* **DATASET CONTENT**:

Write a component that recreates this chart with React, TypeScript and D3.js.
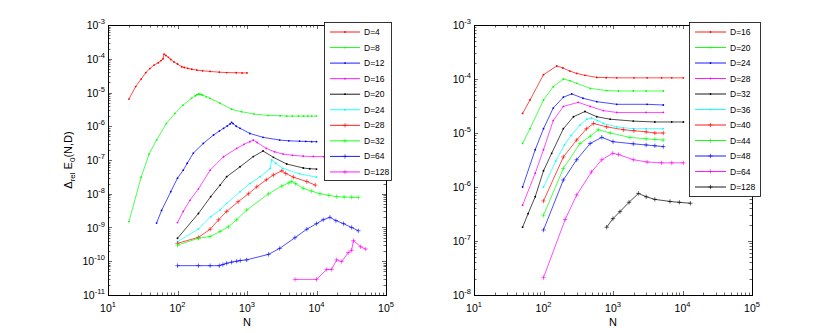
import { useEffect, useRef } from "react";
import * as d3 from "d3";

// ---- left panel: N vs relative error, D = 4 ... 128
const d4 = [[20, 6.4e-6], [25, 1.5e-5], [30, 2.5e-5], [35, 3.9e-5], [40, 5.1e-5], [46, 6.5e-5], [53, 7.6e-5], [58, 8.8e-5], [62, 1.0e-4], [64, 1.38e-4], [68, 1.25e-4], [74, 1.1e-4], [80, 9.5e-5], [89, 8e-5], [100, 7e-5], [115, 5.8e-5], [125, 5.5e-5], [140, 5.2e-5], [160, 4.9e-5], [190, 4.6e-5], [230, 4.4e-5], [295, 4.2e-5], [400, 4.0e-5], [510, 3.9e-5], [700, 3.85e-5], [850, 3.8e-5], [1000, 3.8e-5]];
const d8 = [[20, 1.5e-9], [30, 3.1e-8], [39, 1.5e-7], [50, 3.9e-7], [69, 1.2e-6], [92, 2.4e-6], [120, 4.2e-6], [159, 6.7e-6], [180, 8e-6], [190, 8.6e-6], [200, 9.0e-6], [210, 8.9e-6], [220, 8.7e-6], [230, 8.4e-6], [260, 7.5e-6], [295, 6.7e-6], [410, 4.8e-6], [600, 3.2e-6], [830, 2.7e-6], [1260, 2.3e-6], [2000, 2.1e-6], [3000, 2.05e-6], [3730, 2.0e-6], [4500, 2.0e-6], [5500, 2.0e-6], [6500, 2.0e-6], [7500, 2.0e-6], [8500, 2.0e-6], [10000, 2.0e-6]];
const d12 = [[50, 1.35e-9], [59, 3.2e-9], [80, 1.15e-8], [100, 2.9e-8], [121, 5e-8], [138, 8e-8], [169, 1.6e-7], [235, 3.1e-7], [330, 5.5e-7], [400, 7.2e-7], [460, 8.7e-7], [520, 1.02e-6], [570, 1.17e-6], [600, 1.3e-6], [630, 1.2e-6], [700, 1.0e-6], [795, 8.7e-7], [1100, 6.1e-7], [1700, 4.7e-7], [2950, 3.9e-7], [4000, 3.7e-7], [5700, 3.6e-7], [7000, 3.55e-7], [8500, 3.5e-7], [10000, 3.5e-7]];
const d16 = [[100, 1.4e-9], [121, 3e-9], [151, 6.4e-9], [200, 1.4e-8], [295, 5e-8], [460, 1.25e-7], [710, 2.2e-7], [900, 2.9e-7], [1100, 3.5e-7], [1230, 3.9e-7], [1400, 3.3e-7], [1900, 2.2e-7], [2500, 1.75e-7], [3300, 1.5e-7], [4500, 1.38e-7], [6450, 1.3e-7], [9000, 1.27e-7], [12600, 1.26e-7]];
const d20 = [[100, 4.8e-10], [200, 2.6e-9], [300, 8.2e-9], [410, 1.8e-8], [510, 3.2e-8], [795, 6.3e-8], [1230, 1.26e-7], [1700, 1.85e-7], [2400, 1.2e-7], [3730, 7.6e-8], [6450, 5.8e-8], [8000, 5.5e-8], [10000, 5.4e-8]];
const d24 = [[100, 3.8e-10], [200, 9e-10], [300, 2.1e-9], [410, 3.3e-9], [510, 5.2e-9], [795, 1.15e-8], [1100, 2e-8], [1550, 3.2e-8], [2150, 5.6e-8], [2270, 1e-7], [2600, 8e-8], [3300, 5.6e-8], [5700, 3.9e-8], [10000, 3.1e-8]];
const d28 = [[100, 3.4e-10], [200, 5.1e-10], [295, 8.9e-10], [390, 1.7e-9], [510, 3e-9], [745, 5.8e-9], [1050, 1e-8], [1380, 1.6e-8], [1900, 2.6e-8], [2400, 3.6e-8], [3170, 4.8e-8], [3600, 4e-8], [4650, 3.1e-8], [7250, 2.3e-8], [9600, 1.8e-8]];
const d32 = [[100, 3e-10], [200, 4.8e-10], [295, 5.4e-10], [410, 7.6e-10], [540, 1.05e-9], [710, 1.7e-9], [990, 3.3e-9], [2040, 1e-8], [3170, 1.7e-8], [4000, 2.1e-8], [4380, 2.3e-8], [5000, 2.0e-8], [6450, 1.45e-8], [8500, 1.2e-8], [11200, 1e-8], [15000, 9e-9], [19500, 8.2e-9], [25000, 8e-9], [32000, 7.9e-9], [40000, 7.8e-9]];
const d64 = [[100, 7.4e-11], [200, 7.4e-11], [295, 7.4e-11], [400, 7.4e-11], [450, 8e-11], [510, 8.7e-11], [600, 9.4e-11], [710, 1e-10], [800, 1.05e-10], [990, 1.1e-10], [2040, 1.6e-10], [2950, 2.4e-10], [4900, 5e-10], [7250, 8.9e-10], [10000, 1.3e-9], [12500, 1.7e-9], [15600, 2e-9], [19000, 1.6e-9], [24500, 1.3e-9], [32000, 1.0e-9], [40000, 8e-10]];
const d128 = [[4900, 2.9e-11], [10000, 2.9e-11], [14000, 5.7e-11], [16500, 5.7e-11], [19500, 1.1e-10], [23000, 9.8e-11], [28600, 1.8e-10], [32000, 2.1e-10], [34000, 4.1e-10], [43000, 2.7e-10], [51000, 2.3e-10]];

// ---- right panel: D = 16 ... 128
const r16 = [[50, 2.3e-5], [64, 4.1e-5], [100, 1.2e-4], [155, 1.74e-4], [190, 1.6e-4], [240, 1.4e-4], [300, 1.27e-4], [395, 1.17e-4], [585, 1.07e-4], [800, 1.06e-4], [1130, 1.05e-4], [2000, 1.05e-4], [3100, 1.05e-4], [5000, 1.05e-4], [7000, 1.05e-4], [10300, 1.05e-4]];
const r20 = [[50, 6.4e-6], [64, 1.2e-5], [100, 4.1e-5], [138, 7.2e-5], [193, 1.0e-4], [240, 9.3e-5], [300, 8.3e-5], [470, 6.7e-5], [810, 6.1e-5], [1200, 6e-5], [1960, 6e-5], [3000, 6e-5], [5300, 6e-5]];
const r24 = [[50, 1.0e-6], [76, 4.9e-6], [100, 1.2e-5], [138, 2.9e-5], [193, 4.6e-5], [255, 5.3e-5], [370, 4.4e-5], [585, 3.8e-5], [1130, 3.4e-5], [3100, 3.4e-5], [5300, 3.3e-5]];
const r28 = [[50, 4.6e-7], [76, 1.8e-6], [100, 4.9e-6], [138, 1.7e-5], [193, 3.1e-5], [316, 3.7e-5], [470, 3.1e-5], [725, 2.6e-5], [1130, 2.4e-5], [3000, 2.4e-5], [5300, 2.4e-5]];
const r32 = [[50, 1.8e-7], [60, 3.2e-7], [76, 6.6e-7], [100, 2e-6], [131, 4.2e-6], [193, 1.2e-5], [270, 2e-5], [395, 2.5e-5], [585, 2.0e-5], [910, 1.8e-5], [1960, 1.66e-5], [4000, 1.6e-5], [7000, 1.6e-5], [10300, 1.6e-5]];
const r36 = [[100, 1e-6], [150, 3e-6], [200, 6e-6], [250, 9e-6], [335, 1.4e-5], [420, 1.8e-5], [490, 1.9e-5], [600, 1.7e-5], [725, 1.5e-5], [1130, 1.3e-5], [1960, 1.2e-5], [3000, 1.2e-5], [5300, 1.2e-5]];
const r40 = [[100, 5.5e-7], [193, 3.6e-6], [300, 7.4e-6], [415, 1.2e-5], [525, 1.5e-5], [810, 1.3e-5], [1410, 1.15e-5], [2000, 1.1e-5], [3000, 1.05e-5], [4000, 1e-5], [5300, 1.0e-5]];
const r44 = [[100, 3e-7], [193, 2.2e-6], [335, 6.4e-6], [470, 8.7e-6], [615, 1.15e-5], [910, 1.0e-5], [1750, 8.3e-6], [3000, 7.8e-6], [4000, 7.6e-6], [5300, 7.4e-6]];
const r48 = [[100, 1.6e-7], [193, 1.35e-6], [300, 3.2e-6], [470, 6.4e-6], [690, 8.3e-6], [1000, 6.9e-6], [1960, 6.3e-6], [3000, 6e-6], [4000, 5.8e-6], [5300, 5.6e-6]];
const r64 = [[100, 2.1e-8], [205, 2.5e-7], [300, 7.1e-7], [490, 1.9e-6], [690, 3.2e-6], [990, 4.2e-6], [1200, 4e-6], [1960, 3.2e-6], [3100, 2.9e-6], [5000, 2.8e-6], [7000, 2.8e-6], [10300, 2.8e-6]];
const r128 = [[810, 1.8e-7], [1000, 2.6e-7], [1260, 3.5e-7], [1700, 5.2e-7], [2320, 7.6e-7], [3000, 6.6e-7], [4000, 5.9e-7], [6600, 5.4e-7], [9000, 5.2e-7], [13000, 5.0e-7]];

const leftData = [d4, d8, d12, d16, d20, d24, d28, d32, d64, d128];
const leftLabels = ["D=4", "D=8", "D=12", "D=16", "D=20", "D=24", "D=28", "D=32", "D=64", "D=128"];
const leftColors = ["#ff0000", "#00ff00", "#0000ff", "#ff00ff", "#000000", "#00ffff", "#ff0000", "#00ff00", "#0000ff", "#ff00ff"];
const leftMarks = [".", ".", ".", ".", ".", ".", "+", "+", "+", "+"];

const rightData = [r16, r20, r24, r28, r32, r36, r40, r44, r48, r64, r128];
const rightLabels = ["D=16", "D=20", "D=24", "D=28", "D=32", "D=36", "D=40", "D=44", "D=48", "D=64", "D=128"];
const rightColors = ["#ff0000", "#00ff00", "#0000ff", "#ff00ff", "#000000", "#00ffff", "#ff0000", "#00ff00", "#0000ff", "#ff00ff", "#000000"];
const rightMarks = [".", ".", ".", ".", ".", ".", "+", "+", "+", "+", "+"];

const xDomain = [10, 1e5];
const leftYDomain = [1e-11, 1e-3];
const rightYDomain = [1e-8, 1e-3];

const FONT = "'Liberation Sans', Arial, Helvetica, sans-serif";

function drawMarker(g, kind, cx, cy, color) {
    if (kind === "+") {
        g.append("path")
            .attr("d", `M${cx - 2.2},${cy}H${cx + 2.2}M${cx},${cy - 2.2}V${cy + 2.2}`)
            .attr("stroke", color)
            .attr("stroke-width", 0.6)
            .attr("fill", "none");
    } else {
        g.append("circle")
            .attr("cx", cx).attr("cy", cy).attr("r", 0.9)
            .attr("fill", color);
    }
}

function drawPanel(svg, cfg) {
    const top = 25, bottom = 295;
    const x = d3.scaleLog().domain(xDomain).range([cfg.x0, cfg.x1]);
    const y = d3.scaleLog().domain(cfg.yDomain).range([bottom, top]);
    const g = svg.append("g");

    const isMajor = v => Math.abs(Math.log10(v) - Math.round(Math.log10(v))) < 1e-9;

    // ticks on all four sides, pointing inward
    x.ticks().forEach(v => {
        const px = Math.round(x(v)) + 0.5;
        const len = isMajor(v) ? 4 : 2.5;
        g.append("path")
            .attr("d", `M${px},${bottom}V${bottom - len}M${px},${top}V${top + len}`)
            .attr("stroke", "#000").attr("stroke-width", 0.6);
        if (isMajor(v)) {
            const t = g.append("text")
                .attr("x", x(v)).attr("y", 312)
                .attr("text-anchor", "middle")
                .attr("font-family", FONT).attr("font-size", 10.5)
                .text("10");
            t.append("tspan").attr("dy", -5).attr("font-size", 7.5).text(Math.round(Math.log10(v)));
        }
    });
    y.ticks().forEach(v => {
        const py = Math.round(y(v)) + 0.5;
        const len = isMajor(v) ? 4 : 2.5;
        g.append("path")
            .attr("d", `M${cfg.x0},${py}H${cfg.x0 + len}M${cfg.x1},${py}H${cfg.x1 - len}`)
            .attr("stroke", "#000").attr("stroke-width", 0.6);
        if (isMajor(v)) {
            const t = g.append("text")
                .attr("x", cfg.x0 - 3).attr("y", y(v) + 4)
                .attr("text-anchor", "end")
                .attr("font-family", FONT).attr("font-size", 10.5)
                .text("10");
            t.append("tspan").attr("dy", -5).attr("font-size", 7.5).text(Math.round(Math.log10(v)));
        }
    });

    g.append("rect")
        .attr("x", cfg.x0 + 0.5).attr("y", top + 0.5)
        .attr("width", cfg.x1 - cfg.x0).attr("height", bottom - top)
        .attr("fill", "none").attr("stroke", "#000").attr("stroke-width", 1);

    // x label
    g.append("text")
        .attr("x", (cfg.x0 + cfg.x1) / 2).attr("y", 326)
        .attr("text-anchor", "middle")
        .attr("font-family", FONT).attr("font-size", 11)
        .text("N");

    // series
    const line = d3.line().x(d => x(d[0])).y(d => y(d[1]));
    cfg.data.forEach((s, i) => {
        g.append("path")
            .attr("d", line(s))
            .attr("fill", "none")
            .attr("stroke", cfg.colors[i])
            .attr("stroke-width", 0.7);
        s.forEach(d => drawMarker(g, cfg.marks[i], x(d[0]), y(d[1]), cfg.colors[i]));
    });

    // legend
    const lg = g.append("g");
    lg.append("rect")
        .attr("x", cfg.lg.x + 0.5).attr("y", cfg.lg.y + 0.5)
        .attr("width", cfg.lg.w).attr("height", cfg.lg.h)
        .attr("fill", "#fff").attr("stroke", "#000").attr("stroke-width", 0.8);
    cfg.labels.forEach((lab, i) => {
        const ly = cfg.lg.y + 10 + i * cfg.lg.step;
        const lx = cfg.lg.x + 6;
        lg.append("line")
            .attr("x1", lx).attr("x2", lx + cfg.lg.lineW)
            .attr("y1", ly).attr("y2", ly)
            .attr("stroke", cfg.colors[i]).attr("stroke-width", 0.9);
        drawMarker(lg, cfg.marks[i], lx + cfg.lg.lineW / 2, ly, cfg.colors[i]);
        lg.append("text")
            .attr("x", lx + cfg.lg.lineW + 4).attr("y", ly + 3)
            .attr("font-family", FONT).attr("font-size", 8.5)
            .text(lab);
    });
}

export default function App() {
    const ref = useRef(null);

    useEffect(() => {
        const svg = d3.select(ref.current);
        svg.selectAll("*").remove();

        drawPanel(svg, {
            x0: 108, x1: 386, yDomain: leftYDomain,
            data: leftData, labels: leftLabels, colors: leftColors, marks: leftMarks,
            lg: { x: 324, y: 22, w: 67, h: 158, step: 15.55, lineW: 30 }
        });
        drawPanel(svg, {
            x0: 474, x1: 752, yDomain: rightYDomain,
            data: rightData, labels: rightLabels, colors: rightColors, marks: rightMarks,
            lg: { x: 689, y: 22, w: 71, h: 174, step: 15.5, lineW: 31 }
        });

        // y label of left panel
        const t = svg.append("text")
            .attr("transform", "translate(72,160) rotate(-90)")
            .attr("text-anchor", "middle")
            .attr("font-family", FONT).attr("font-size", 11);
        t.append("tspan").text("\u0394");
        t.append("tspan").attr("dy", 3).attr("font-size", 8).text("rel");
        t.append("tspan").attr("dy", -3).text(" E");
        t.append("tspan").attr("dy", 3).attr("font-size", 8).text("0");
        t.append("tspan").attr("dy", -3).text("(N,D)");
    }, []);

    return (
        <svg ref={ref} width={830} height={333}
            style={{ position: "absolute", left: 0, top: 0, background: "#fff" }} />
    );
}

* **TASK GOAL**: Leave out the pictures and repeat exactly the lines from the start of the material through the line that contains "import * as", both included.

* **FINAL ANSWER**:
Write a component that recreates this chart with React, TypeScript and D3.js.
import { useEffect, useRef } from "react";
import * as d3 from "d3";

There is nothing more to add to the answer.